▶ Given request: Provide an exact copy of the data, excluding the images.

▶ Data section:
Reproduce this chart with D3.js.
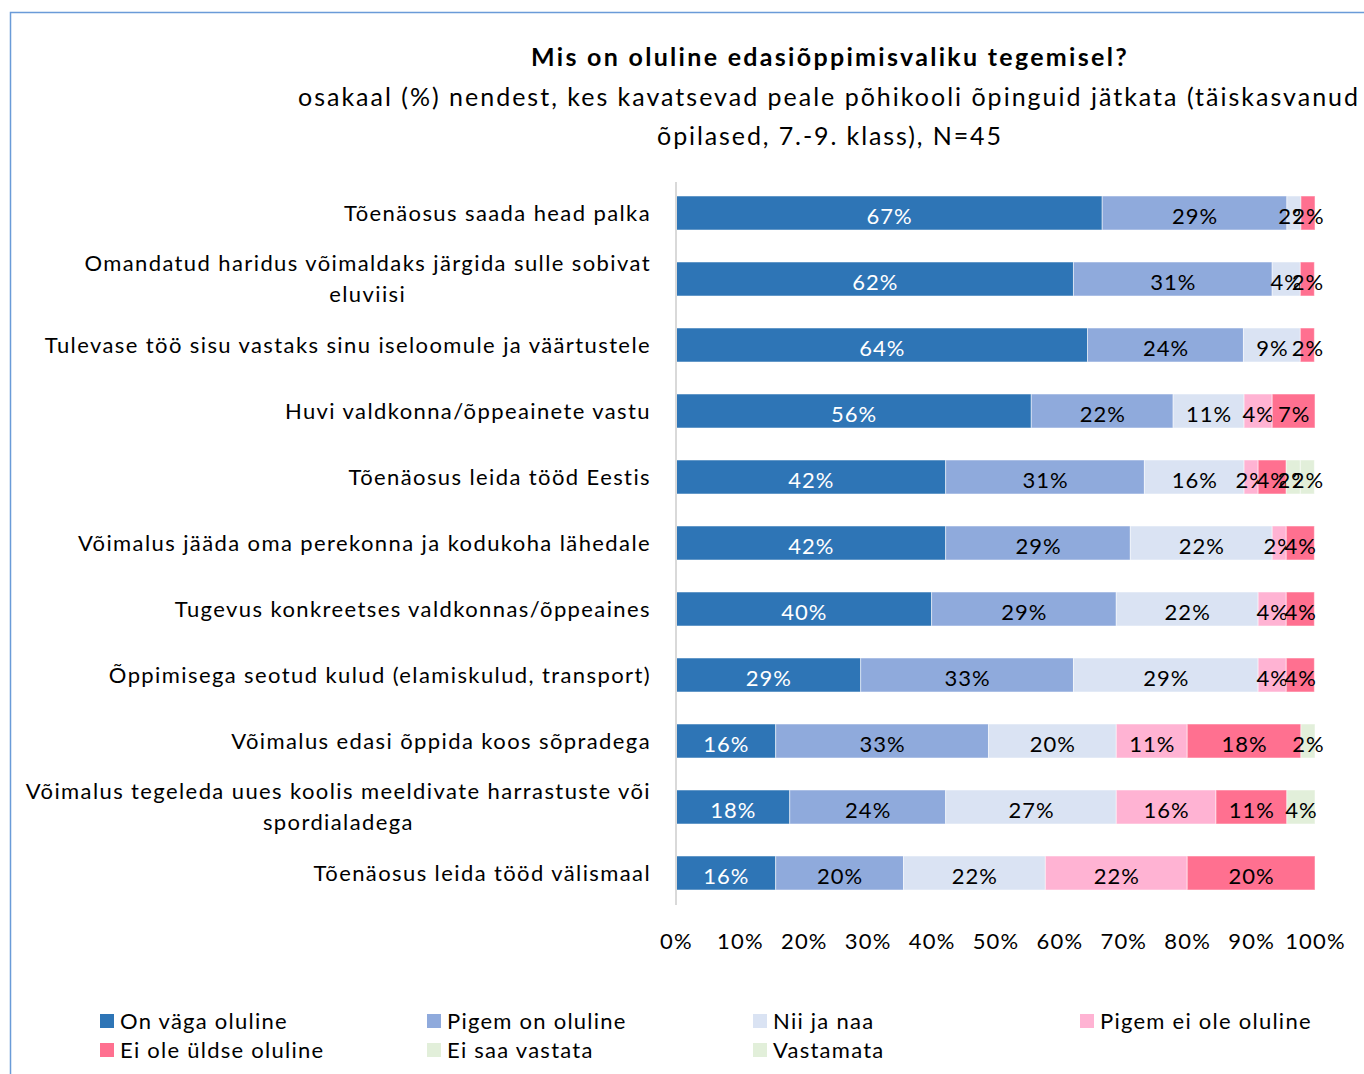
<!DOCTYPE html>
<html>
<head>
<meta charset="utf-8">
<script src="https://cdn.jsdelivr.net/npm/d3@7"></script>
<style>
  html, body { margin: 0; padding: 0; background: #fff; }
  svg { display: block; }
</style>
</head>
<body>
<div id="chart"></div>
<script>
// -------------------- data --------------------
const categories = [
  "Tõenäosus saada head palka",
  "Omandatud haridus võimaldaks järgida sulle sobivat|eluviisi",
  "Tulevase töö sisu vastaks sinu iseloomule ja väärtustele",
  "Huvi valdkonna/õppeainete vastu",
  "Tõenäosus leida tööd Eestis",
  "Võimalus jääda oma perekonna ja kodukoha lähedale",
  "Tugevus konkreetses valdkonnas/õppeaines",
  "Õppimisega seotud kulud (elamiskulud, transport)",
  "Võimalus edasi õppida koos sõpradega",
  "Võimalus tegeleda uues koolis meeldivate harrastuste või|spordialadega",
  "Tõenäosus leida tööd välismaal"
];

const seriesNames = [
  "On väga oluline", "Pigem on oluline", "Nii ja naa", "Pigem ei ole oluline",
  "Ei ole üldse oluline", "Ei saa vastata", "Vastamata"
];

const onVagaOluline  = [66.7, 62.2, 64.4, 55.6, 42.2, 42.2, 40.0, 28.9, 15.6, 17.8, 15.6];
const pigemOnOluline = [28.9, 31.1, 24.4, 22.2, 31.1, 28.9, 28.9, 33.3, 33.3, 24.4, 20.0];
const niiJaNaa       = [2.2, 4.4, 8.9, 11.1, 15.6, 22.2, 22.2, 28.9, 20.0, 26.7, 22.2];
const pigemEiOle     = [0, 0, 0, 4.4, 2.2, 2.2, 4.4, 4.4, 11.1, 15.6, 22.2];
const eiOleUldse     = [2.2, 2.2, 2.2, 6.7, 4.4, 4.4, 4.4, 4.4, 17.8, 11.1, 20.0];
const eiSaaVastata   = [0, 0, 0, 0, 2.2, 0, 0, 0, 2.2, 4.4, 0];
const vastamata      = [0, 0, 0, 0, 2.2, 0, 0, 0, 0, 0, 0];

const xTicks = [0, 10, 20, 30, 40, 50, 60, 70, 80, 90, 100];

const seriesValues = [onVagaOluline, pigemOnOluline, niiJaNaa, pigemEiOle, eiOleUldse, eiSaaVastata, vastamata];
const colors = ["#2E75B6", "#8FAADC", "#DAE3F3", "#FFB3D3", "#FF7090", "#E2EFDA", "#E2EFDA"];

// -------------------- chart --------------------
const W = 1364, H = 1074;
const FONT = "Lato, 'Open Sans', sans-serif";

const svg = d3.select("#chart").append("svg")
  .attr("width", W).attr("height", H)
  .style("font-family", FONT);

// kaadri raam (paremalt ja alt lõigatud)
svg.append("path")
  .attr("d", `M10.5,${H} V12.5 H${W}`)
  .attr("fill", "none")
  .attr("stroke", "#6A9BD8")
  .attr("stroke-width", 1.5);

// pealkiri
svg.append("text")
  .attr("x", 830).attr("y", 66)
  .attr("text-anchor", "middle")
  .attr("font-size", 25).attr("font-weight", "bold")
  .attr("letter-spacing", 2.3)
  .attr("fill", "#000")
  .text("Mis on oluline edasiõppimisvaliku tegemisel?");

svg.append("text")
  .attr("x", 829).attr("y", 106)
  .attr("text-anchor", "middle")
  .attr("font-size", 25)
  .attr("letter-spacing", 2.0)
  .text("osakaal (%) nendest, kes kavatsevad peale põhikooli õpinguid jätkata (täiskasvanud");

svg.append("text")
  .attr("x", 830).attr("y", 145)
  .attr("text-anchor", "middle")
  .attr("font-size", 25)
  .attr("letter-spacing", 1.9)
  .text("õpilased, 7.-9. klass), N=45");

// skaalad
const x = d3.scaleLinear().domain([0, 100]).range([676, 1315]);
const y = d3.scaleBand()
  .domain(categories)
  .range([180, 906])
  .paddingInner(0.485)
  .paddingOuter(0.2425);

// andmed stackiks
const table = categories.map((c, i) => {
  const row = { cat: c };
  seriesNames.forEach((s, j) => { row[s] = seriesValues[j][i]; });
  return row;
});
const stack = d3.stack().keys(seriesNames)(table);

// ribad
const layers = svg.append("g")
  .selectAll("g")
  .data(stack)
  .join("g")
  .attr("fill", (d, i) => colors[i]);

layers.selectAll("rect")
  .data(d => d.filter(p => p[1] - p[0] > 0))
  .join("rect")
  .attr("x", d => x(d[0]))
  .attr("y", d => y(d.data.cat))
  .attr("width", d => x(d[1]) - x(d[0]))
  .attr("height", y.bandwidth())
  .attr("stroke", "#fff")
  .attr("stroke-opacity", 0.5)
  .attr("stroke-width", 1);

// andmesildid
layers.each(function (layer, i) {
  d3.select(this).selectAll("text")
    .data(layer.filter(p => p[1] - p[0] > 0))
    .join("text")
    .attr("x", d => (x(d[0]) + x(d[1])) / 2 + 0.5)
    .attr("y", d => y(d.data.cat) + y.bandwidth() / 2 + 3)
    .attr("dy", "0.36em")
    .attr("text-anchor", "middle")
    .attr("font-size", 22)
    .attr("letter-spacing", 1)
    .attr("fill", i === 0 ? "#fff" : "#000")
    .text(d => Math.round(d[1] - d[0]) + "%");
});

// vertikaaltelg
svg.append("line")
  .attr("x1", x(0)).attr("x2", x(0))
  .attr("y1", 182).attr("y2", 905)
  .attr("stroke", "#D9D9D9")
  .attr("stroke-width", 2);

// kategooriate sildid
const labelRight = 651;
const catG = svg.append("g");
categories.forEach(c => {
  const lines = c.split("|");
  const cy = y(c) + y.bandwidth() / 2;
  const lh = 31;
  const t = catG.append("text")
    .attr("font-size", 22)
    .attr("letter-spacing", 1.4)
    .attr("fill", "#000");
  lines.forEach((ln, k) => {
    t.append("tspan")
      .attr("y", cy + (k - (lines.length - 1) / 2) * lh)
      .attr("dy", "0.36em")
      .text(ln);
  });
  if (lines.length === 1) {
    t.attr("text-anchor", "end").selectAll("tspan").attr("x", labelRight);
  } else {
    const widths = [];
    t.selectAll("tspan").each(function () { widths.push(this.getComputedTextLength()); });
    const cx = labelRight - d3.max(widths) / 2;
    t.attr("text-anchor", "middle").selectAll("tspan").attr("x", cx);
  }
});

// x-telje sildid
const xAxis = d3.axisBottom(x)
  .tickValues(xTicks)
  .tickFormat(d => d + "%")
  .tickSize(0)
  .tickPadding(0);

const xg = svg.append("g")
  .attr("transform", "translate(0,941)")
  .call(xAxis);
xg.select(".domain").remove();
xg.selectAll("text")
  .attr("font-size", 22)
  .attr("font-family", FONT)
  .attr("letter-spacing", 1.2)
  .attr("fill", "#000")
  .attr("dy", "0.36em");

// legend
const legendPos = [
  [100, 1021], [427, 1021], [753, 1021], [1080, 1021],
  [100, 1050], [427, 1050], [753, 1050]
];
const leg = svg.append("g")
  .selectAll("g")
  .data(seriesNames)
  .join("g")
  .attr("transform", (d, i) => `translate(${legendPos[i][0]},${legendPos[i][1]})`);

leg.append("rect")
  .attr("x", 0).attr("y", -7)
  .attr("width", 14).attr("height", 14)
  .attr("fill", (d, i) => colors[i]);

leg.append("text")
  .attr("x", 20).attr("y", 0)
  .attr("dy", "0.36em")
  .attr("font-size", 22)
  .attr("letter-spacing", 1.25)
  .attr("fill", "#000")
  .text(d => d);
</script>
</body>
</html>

▶ Exercise result:
Reproduce this chart with D3.js.
<!DOCTYPE html>
<html>
<head>
<meta charset="utf-8">
<script src="https://cdn.jsdelivr.net/npm/d3@7"></script>
<style>
  html, body { margin: 0; padding: 0; background: #fff; }
  svg { display: block; }
</style>
</head>
<body>
<div id="chart"></div>
<script>
// -------------------- data --------------------
const categories = [
  "Tõenäosus saada head palka",
  "Omandatud haridus võimaldaks järgida sulle sobivat|eluviisi",
  "Tulevase töö sisu vastaks sinu iseloomule ja väärtustele",
  "Huvi valdkonna/õppeainete vastu",
  "Tõenäosus leida tööd Eestis",
  "Võimalus jääda oma perekonna ja kodukoha lähedale",
  "Tugevus konkreetses valdkonnas/õppeaines",
  "Õppimisega seotud kulud (elamiskulud, transport)",
  "Võimalus edasi õppida koos sõpradega",
  "Võimalus tegeleda uues koolis meeldivate harrastuste või|spordialadega",
  "Tõenäosus leida tööd välismaal"
];

const seriesNames = [
  "On väga oluline", "Pigem on oluline", "Nii ja naa", "Pigem ei ole oluline",
  "Ei ole üldse oluline", "Ei saa vastata", "Vastamata"
];

const onVagaOluline  = [66.7, 62.2, 64.4, 55.6, 42.2, 42.2, 40.0, 28.9, 15.6, 17.8, 15.6];
const pigemOnOluline = [28.9, 31.1, 24.4, 22.2, 31.1, 28.9, 28.9, 33.3, 33.3, 24.4, 20.0];
const niiJaNaa       = [2.2, 4.4, 8.9, 11.1, 15.6, 22.2, 22.2, 28.9, 20.0, 26.7, 22.2];
const pigemEiOle     = [0, 0, 0, 4.4, 2.2, 2.2, 4.4, 4.4, 11.1, 15.6, 22.2];
const eiOleUldse     = [2.2, 2.2, 2.2, 6.7, 4.4, 4.4, 4.4, 4.4, 17.8, 11.1, 20.0];
const eiSaaVastata   = [0, 0, 0, 0, 2.2, 0, 0, 0, 2.2, 4.4, 0];
const vastamata      = [0, 0, 0, 0, 2.2, 0, 0, 0, 0, 0, 0];

const xTicks = [0, 10, 20, 30, 40, 50, 60, 70, 80, 90, 100];

const seriesValues = [onVagaOluline, pigemOnOluline, niiJaNaa, pigemEiOle, eiOleUldse, eiSaaVastata, vastamata];
const colors = ["#2E75B6", "#8FAADC", "#DAE3F3", "#FFB3D3", "#FF7090", "#E2EFDA", "#E2EFDA"];

// -------------------- chart --------------------
const W = 1364, H = 1074;
const FONT = "Lato, 'Open Sans', sans-serif";

const svg = d3.select("#chart").append("svg")
  .attr("width", W).attr("height", H)
  .style("font-family", FONT);

// kaadri raam (paremalt ja alt lõigatud)
svg.append("path")
  .attr("d", `M10.5,${H} V12.5 H${W}`)
  .attr("fill", "none")
  .attr("stroke", "#6A9BD8")
  .attr("stroke-width", 1.5);

// pealkiri
svg.append("text")
  .attr("x", 830).attr("y", 66)
  .attr("text-anchor", "middle")
  .attr("font-size", 25).attr("font-weight", "bold")
  .attr("letter-spacing", 2.3)
  .attr("fill", "#000")
  .text("Mis on oluline edasiõppimisvaliku tegemisel?");

svg.append("text")
  .attr("x", 829).attr("y", 106)
  .attr("text-anchor", "middle")
  .attr("font-size", 25)
  .attr("letter-spacing", 2.0)
  .text("osakaal (%) nendest, kes kavatsevad peale põhikooli õpinguid jätkata (täiskasvanud");

svg.append("text")
  .attr("x", 830).attr("y", 145)
  .attr("text-anchor", "middle")
  .attr("font-size", 25)
  .attr("letter-spacing", 1.9)
  .text("õpilased, 7.-9. klass), N=45");

// skaalad
const x = d3.scaleLinear().domain([0, 100]).range([676, 1315]);
const y = d3.scaleBand()
  .domain(categories)
  .range([180, 906])
  .paddingInner(0.485)
  .paddingOuter(0.2425);

// andmed stackiks
const table = categories.map((c, i) => {
  const row = { cat: c };
  seriesNames.forEach((s, j) => { row[s] = seriesValues[j][i]; });
  return row;
});
const stack = d3.stack().keys(seriesNames)(table);

// ribad
const layers = svg.append("g")
  .selectAll("g")
  .data(stack)
  .join("g")
  .attr("fill", (d, i) => colors[i]);

layers.selectAll("rect")
  .data(d => d.filter(p => p[1] - p[0] > 0))
  .join("rect")
  .attr("x", d => x(d[0]))
  .attr("y", d => y(d.data.cat))
  .attr("width", d => x(d[1]) - x(d[0]))
  .attr("height", y.bandwidth())
  .attr("stroke", "#fff")
  .attr("stroke-opacity", 0.5)
  .attr("stroke-width", 1);

// andmesildid
layers.each(function (layer, i) {
  d3.select(this).selectAll("text")
    .data(layer.filter(p => p[1] - p[0] > 0))
    .join("text")
    .attr("x", d => (x(d[0]) + x(d[1])) / 2 + 0.5)
    .attr("y", d => y(d.data.cat) + y.bandwidth() / 2 + 3)
    .attr("dy", "0.36em")
    .attr("text-anchor", "middle")
    .attr("font-size", 22)
    .attr("letter-spacing", 1)
    .attr("fill", i === 0 ? "#fff" : "#000")
    .text(d => Math.round(d[1] - d[0]) + "%");
});

// vertikaaltelg
svg.append("line")
  .attr("x1", x(0)).attr("x2", x(0))
  .attr("y1", 182).attr("y2", 905)
  .attr("stroke", "#D9D9D9")
  .attr("stroke-width", 2);

// kategooriate sildid
const labelRight = 651;
const catG = svg.append("g");
categories.forEach(c => {
  const lines = c.split("|");
  const cy = y(c) + y.bandwidth() / 2;
  const lh = 31;
  const t = catG.append("text")
    .attr("font-size", 22)
    .attr("letter-spacing", 1.4)
    .attr("fill", "#000");
  lines.forEach((ln, k) => {
    t.append("tspan")
      .attr("y", cy + (k - (lines.length - 1) / 2) * lh)
      .attr("dy", "0.36em")
      .text(ln);
  });
  if (lines.length === 1) {
    t.attr("text-anchor", "end").selectAll("tspan").attr("x", labelRight);
  } else {
    const widths = [];
    t.selectAll("tspan").each(function () { widths.push(this.getComputedTextLength()); });
    const cx = labelRight - d3.max(widths) / 2;
    t.attr("text-anchor", "middle").selectAll("tspan").attr("x", cx);
  }
});

// x-telje sildid
const xAxis = d3.axisBottom(x)
  .tickValues(xTicks)
  .tickFormat(d => d + "%")
  .tickSize(0)
  .tickPadding(0);

const xg = svg.append("g")
  .attr("transform", "translate(0,941)")
  .call(xAxis);
xg.select(".domain").remove();
xg.selectAll("text")
  .attr("font-size", 22)
  .attr("font-family", FONT)
  .attr("letter-spacing", 1.2)
  .attr("fill", "#000")
  .attr("dy", "0.36em");

// legend
const legendPos = [
  [100, 1021], [427, 1021], [753, 1021], [1080, 1021],
  [100, 1050], [427, 1050], [753, 1050]
];
const leg = svg.append("g")
  .selectAll("g")
  .data(seriesNames)
  .join("g")
  .attr("transform", (d, i) => `translate(${legendPos[i][0]},${legendPos[i][1]})`);

leg.append("rect")
  .attr("x", 0).attr("y", -7)
  .attr("width", 14).attr("height", 14)
  .attr("fill", (d, i) => colors[i]);

leg.append("text")
  .attr("x", 20).attr("y", 0)
  .attr("dy", "0.36em")
  .attr("font-size", 22)
  .attr("letter-spacing", 1.25)
  .attr("fill", "#000")
  .text(d => d);
</script>
</body>
</html>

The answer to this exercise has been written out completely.